For our Faith in Christ, and our friendship with God involves a journey: This begins at Baptism, and, as in a Marriage, it is a love that must be deepened and that will need to endure “for better or for worse, for richer, for poorer, in sickness and in health.” And at the end of the journey, if we are choose to persevere and walk by the light of Faith, a light which shines like a star in the night but which, like the stars, is not always so clearly visible, then we shall finally enter the home of Mary and Joseph, and there, in heaven, behold and adore Christ our God, face to face.

This is the journey of the wise men, the journey of faith that each of us, like them, are invited to make in our lifetime.

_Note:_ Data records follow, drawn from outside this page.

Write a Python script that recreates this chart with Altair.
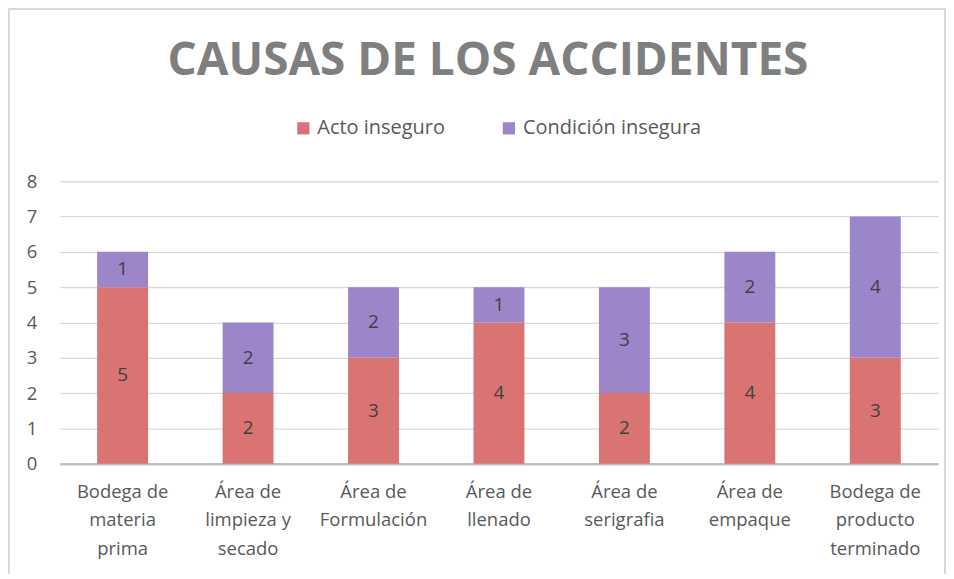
import altair as alt
import pandas as pd

title_text = "CAUSAS DE LOS ACCIDENTES"
categories = [
    "Bodega de\nmateria\nprima",
    "Área de\nlimpieza y\nsecado",
    "Área de\nFormulación",
    "Área de\nllenado",
    "Área de\nserigrafia",
    "Área de\nempaque",
    "Bodega de\nproducto\nterminado",
]
series = ["Acto inseguro", "Condición insegura"]
acto = [5, 2, 3, 4, 2, 4, 3]
condicion = [1, 2, 2, 1, 3, 2, 4]
colors = ["#da7472", "#9d85ca"]
yticks = [0, 1, 2, 3, 4, 5, 6, 7, 8]

rows = []
for c, a, b in zip(categories, acto, condicion):
    rows.append({"cat": c, "serie": series[0], "val": a, "ord": 0})
    rows.append({"cat": c, "serie": series[1], "val": b, "ord": 1})
df = pd.DataFrame(rows)

W, H = 880, 283
font = "Open Sans"
gray = "#595959"

base = alt.Chart(df).transform_stack(
    stack="val", groupby=["cat"], as_=["v0", "v1"], sort=[alt.SortField("ord")]
).transform_calculate(mid="(datum.v0 + datum.v1) / 2")

xscale = alt.Scale(paddingInner=0.594, paddingOuter=0.297)
yscale = alt.Scale(domain=[0, 8], nice=False)

xaxis = alt.Axis(labelExpr="split(datum.label, '\\n')", labelAngle=0,
                 labelFont=font, labelFontSize=18.5, labelColor=gray,
                 labelLineHeight=28.5, labelPadding=19, labelBaseline="top",
                 ticks=False, domainColor="#bfbfbf", domainWidth=2.5,
                 grid=False)
yaxis = alt.Axis(values=yticks, labelFont=font, labelFontSize=18.5,
                 labelColor=gray, ticks=False, domain=False,
                 gridColor="#d9d9d9", gridWidth=1.3, labelPadding=23)

bars = base.mark_bar().encode(
    x=alt.X("cat:N", sort=categories, title=None, scale=xscale, axis=xaxis),
    y=alt.Y("v0:Q", title=None, scale=yscale, axis=yaxis),
    y2="v1:Q",
    color=alt.Color("serie:N", sort=series,
                    scale=alt.Scale(domain=series, range=colors),
                    legend=alt.Legend(title=None, orient="none", direction="horizontal",
                                      legendX=234, legendY=-63, symbolType="square",
                                      symbolSize=150, symbolStrokeWidth=0,
                                      labelFont=font, labelFontSize=20, labelColor=gray,
                                      labelLimit=400, columnPadding=54, labelOffset=4)),
)

labels = base.mark_text(font=font, fontSize=19, color="#404040").encode(
    x=alt.X("cat:N", sort=categories, title=None, scale=xscale, axis=xaxis),
    y=alt.Y("mid:Q", title=None, scale=yscale, axis=yaxis),
    text=alt.Text("val:Q"),
)

frame = alt.Chart(df).mark_rect(fill=None, stroke="#d9d9d9", strokeWidth=1.5, clip=False).encode(
    x=alt.value(-51.5), x2=alt.value(887), y=alt.value(-172.5), y2=alt.value(396)
)

title = alt.Chart(pd.DataFrame({"t": [title_text]})).mark_text(
    font="Open Sans", fontSize=46, fontWeight="bold", color="#7f7f7f",
    align="center", baseline="alphabetic", clip=False
).encode(text="t:N", x=alt.value(429), y=alt.value(-106))

chart = alt.layer(frame, bars, labels, title).properties(
    width=W, height=H,
    autosize=alt.AutoSizeParams(type="none"),
    padding={"left": 52, "top": 173, "right": 8, "bottom": 110},
).configure_view(stroke=None)

chart.save("out.html", embed_options={"renderer": "svg", "actions": False})
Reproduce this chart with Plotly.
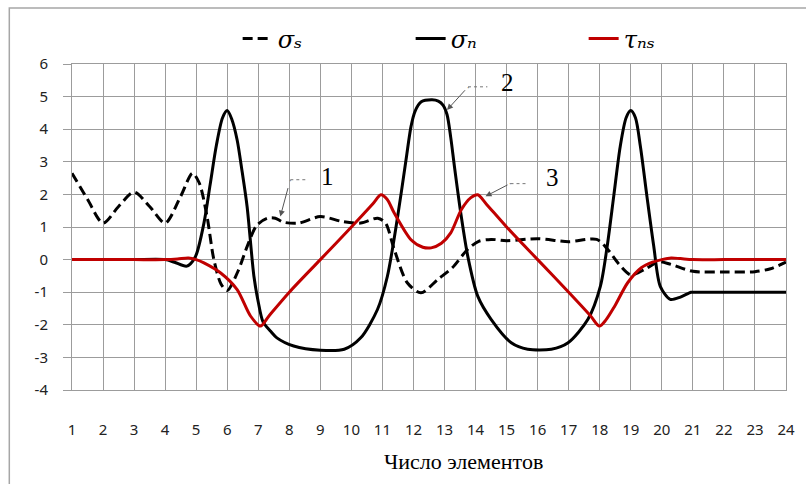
import plotly.graph_objects as go

# ---- data ----
x_ticks = list(range(1, 25))
y_ticks = list(range(-4, 7))

sigma_s_x = [1, 1.5, 2, 2.5, 3, 3.5, 4, 4.5, 4.88, 5.1, 5.35, 5.57, 5.8, 6.0, 6.35, 6.65, 6.95,
             7.3, 7.55, 7.8, 8.3, 9.0, 9.7, 10.3, 10.85, 11.1, 11.38, 11.8, 12.24, 12.78, 13.25,
             13.74, 14.1, 14.5, 15, 16, 17, 17.9, 18.26, 18.6, 19.0, 19.5, 19.9, 20.3, 21, 22,
             23, 23.5, 24]
sigma_s_y = [2.65, 1.85, 1.12, 1.63, 2.07, 1.63, 1.12, 1.94, 2.65, 2.35, 1.32, 0.0, -0.75, -0.95,
             -0.35, 0.42, 1.05, 1.27, 1.27, 1.15, 1.12, 1.32, 1.17, 1.12, 1.27, 1.12, 0.31, -0.71,
             -1.02, -0.61, -0.25, 0.31, 0.56, 0.62, 0.58, 0.64, 0.55, 0.62, 0.31, -0.12, -0.47,
             -0.27, -0.06, -0.15, -0.36, -0.38, -0.37, -0.28, -0.08]

sigma_n_x = [1, 2, 3, 4, 4.3, 4.7, 4.97, 5.25, 5.45, 5.65, 5.85, 6.0, 6.15, 6.32, 6.48, 6.64,
             6.86, 7.0, 7.15, 7.4, 7.6, 8.14, 9.0, 9.77, 10.3, 10.84, 11.16, 11.49, 11.76, 11.92,
             12.05, 12.25, 12.6, 12.8, 12.95, 13.08, 13.2, 13.32, 13.54, 13.75, 14.07, 14.5,
             15.15, 15.68, 16.44, 16.98, 17.62, 18.02, 18.24, 18.45, 18.66, 18.85, 19.0, 19.15,
             19.31, 19.52, 19.74, 19.95, 20.27, 20.6, 20.94, 21, 22, 23, 24]
sigma_n_y = [0, 0, 0, 0, -0.08, -0.2, 0.08, 1.12, 2.3, 3.5, 4.35, 4.57, 4.3, 3.67, 2.7, 1.63,
             -0.51, -1.3, -1.9, -2.2, -2.4, -2.65, -2.78, -2.75, -2.4, -1.53, -0.51, 1.32, 3.06,
             4.08, 4.55, 4.84, 4.9, 4.86, 4.74, 4.45, 3.75, 2.85, 1.32, 0.1, -1.12, -1.83, -2.55,
             -2.75, -2.75, -2.55, -1.83, -0.82, 0.41, 1.94, 3.47, 4.35, 4.57, 4.35, 3.47, 1.94,
             0.41, -0.82, -1.22, -1.15, -1.0, -1.0, -1.0, -1.0, -1.0]

tau_ns_x = [1, 2, 3, 4, 4.4, 4.75, 5.0, 5.25, 5.79, 6.32, 6.75, 7.07, 7.35, 8, 9, 10, 10.7,
            10.95, 11.15, 11.38, 11.92, 12.3, 12.57, 12.9, 13.2, 13.54, 13.85, 14.07, 14.35, 15,
            16, 17, 17.7, 17.99, 18.2, 18.48, 18.9, 19.34, 19.7, 20, 20.3, 20.6, 21, 22, 23, 24]
tau_ns_y = [0, 0, 0, 0, 0.02, 0.05, 0.0, -0.1, -0.41, -0.92, -1.73, -2.04, -1.72, -1.0, 0.0,
            1.0, 1.72, 1.99, 1.85, 1.43, 0.61, 0.38, 0.36, 0.5, 0.82, 1.53, 1.9, 1.99, 1.7, 1.0,
            0.0, -1.0, -1.72, -2.04, -1.85, -1.43, -0.71, -0.25, -0.08, 0.0, 0.05, 0.03, 0.0,
            0.0, 0.0, 0.0]

series_names = ["<i>σₛ</i>", "<i>σₙ</i>", "<i>τₙₛ</i>"]
x_title = "Число элементов"
callouts = ["1", "2", "3"]

RED = "#C00000"
GRID = "#9c9c9c"

fig = go.Figure()
fig.add_trace(go.Scatter(x=sigma_s_x, y=sigma_s_y, name=series_names[0], mode="lines",
                         line=dict(color="black", width=3, dash="10px,5px", shape="spline",
                                   smoothing=0.8)))
fig.add_trace(go.Scatter(x=sigma_n_x, y=sigma_n_y, name=series_names[1], mode="lines",
                         line=dict(color="black", width=3, shape="spline", smoothing=0.8)))
fig.add_trace(go.Scatter(x=tau_ns_x, y=tau_ns_y, name=series_names[2], mode="lines",
                         line=dict(color=RED, width=3, shape="spline", smoothing=0.8)))

tick_font = dict(family="Noto Sans, Lato, sans-serif", size=15, color="#222")

fig.update_layout(
    width=806, height=484,
    margin=dict(l=72, r=20, t=64, b=94),
    paper_bgcolor="white", plot_bgcolor="white",
    showlegend=True,
    legend=dict(orientation="h", x=0.232, xanchor="left", y=1.077, yanchor="middle",
                font=dict(family="DejaVu Serif, Liberation Serif, serif", size=24,
                          color="black"),
                entrywidth=128, entrywidthmode="pixels", bgcolor="rgba(0,0,0,0)"),
    xaxis=dict(range=[1, 24], tickmode="array", tickvals=x_ticks,
               ticktext=[str(v) for v in x_ticks], showgrid=True, gridcolor=GRID,
               gridwidth=1, showline=True, linecolor=GRID, mirror=True, zeroline=False,
               ticks="", ticklabelstandoff=26, tickfont=tick_font),
    yaxis=dict(range=[-4, 6], tickmode="array", tickvals=y_ticks,
               ticktext=[str(v) for v in y_ticks], showgrid=True, gridcolor=GRID,
               gridwidth=1, showline=True, linecolor=GRID, mirror=True, zeroline=False,
               ticks="outside", ticklen=8, tickcolor=GRID, ticklabelstandoff=12,
               tickfont=tick_font),
)

# x-axis title
fig.add_annotation(text=x_title, xref="paper", yref="paper", x=0.548, y=-0.265,
                   showarrow=False, font=dict(family="Liberation Serif, serif", size=22,
                                              color="black"))

# outer frame (left and top edges visible)
fig.add_shape(type="path", xref="paper", yref="paper",
              path="M -0.0878,-0.5 L -0.0878,1.1718 L 1.2,1.1718",
              line=dict(color="#a6a6a6", width=1.5))

# callouts
callout_tip_x = [7.71, 13.08, 14.32]
callout_tip_y = [1.32, 4.59, 1.94]
callout_ax = [10, 21, 25]
callout_ay = [-37, -23, -13]
callout_end_x = [8.61, 14.38, 15.67]
callout_elbow_y = [2.45, 5.3, 2.33]
callout_text_x = [9.22, 15.02, 16.47]
callout_text_y = [2.54, 5.44, 2.51]

for i in range(3):
    fig.add_annotation(x=callout_tip_x[i], y=callout_tip_y[i], text="·", showarrow=True,
                       ax=callout_ax[i], ay=callout_ay[i], arrowhead=2, arrowsize=1.2,
                       arrowwidth=1, arrowcolor="#555",
                       font=dict(size=10, color="#777"))
    fig.add_shape(type="line", x0=callout_tip_x[i] + callout_ax[i] / 31.04,
                  x1=callout_end_x[i], y0=callout_elbow_y[i], y1=callout_elbow_y[i],
                  line=dict(color="#777", width=1, dash="dot"))
    fig.add_annotation(x=callout_text_x[i], y=callout_text_y[i], text=callouts[i],
                       showarrow=False, font=dict(family="Liberation Serif, serif", size=25,
                                                  color="black"))

fig.write_html("out.html")
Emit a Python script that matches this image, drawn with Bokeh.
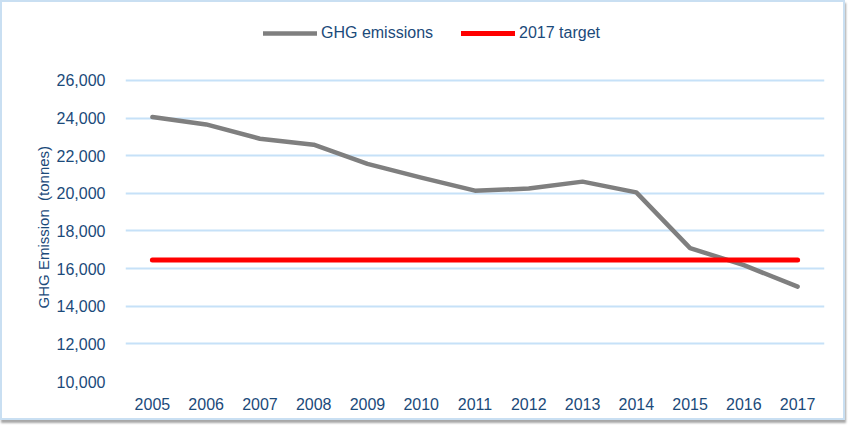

So, at the start of a new year, let us press on in our journey; let us seek that elusive star in the darkness; and let us remember the words of the Lord: “Ask, and it will be given you; seek, and you will find; knock, and it will be opened to you.” (Lk 11:9) Jesus, on this feast day, promises us not worldly or earthly things, not the luxuries and consolations of gold, or incense, or myrrh, but rather, understood theologically, Christ gives us his own self. Therefore, let us give him open our treasures, our whole self before him, and receive from his fullness of divine humanity, “grace upon grace”.